Stella O'Malley

‘Boys and Girls’ by Stella O Malley, Sunday Independent 'Life' magazine, 13 July 2017

I could be a 42-year-old man. I could be walking around with a beard, with a deep voice and even, God forbid, with wedding tackle. The very thought of it chills me to the bone – in fact it makes me want to cry. Thankfully, I’m not a man; I’m a very happily married mother of two children and, these days, I’m very comfortable in my powerful femininity. But when I was a kid I was a misfit and I aggressively rejected my female identity.

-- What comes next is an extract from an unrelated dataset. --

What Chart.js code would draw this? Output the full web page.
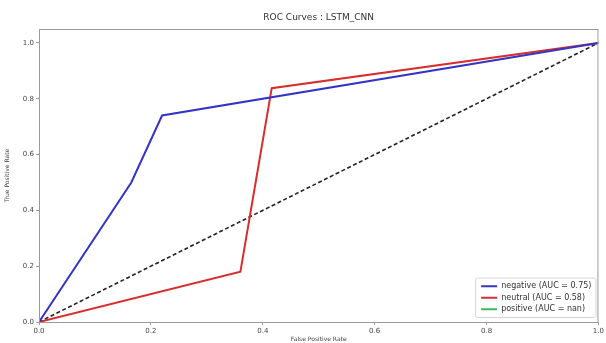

I was born in 1974 and I was an obsessive tomboy from as far back as I can remember. Everywhere I went I was asked the ubiquitous question, ‘Are you a boy or a girl?’ I never liked the question – I didn’t really feel like either at the time – but when pressed I would always answer, ‘A boy’. Although I was certainly considered a total freak while growing up in Blanchardstown in the 1980s most people just raised their eyebrows and let me get on with it. I was given the freedom to be a crazy mixed-up kid for a while – nobody suggested hormone therapy.

What concerns me is that had I been born 30 years later, hormone therapy would probably have been suggested – indeed if I was 12 today, I would certainly already be taking puberty blockers and I would be stalking internet sites requesting hormone therapy. I am fully sure that if I had been born 30 years later I would, without question, have transitioned from an unhappy female into a very unhappy male.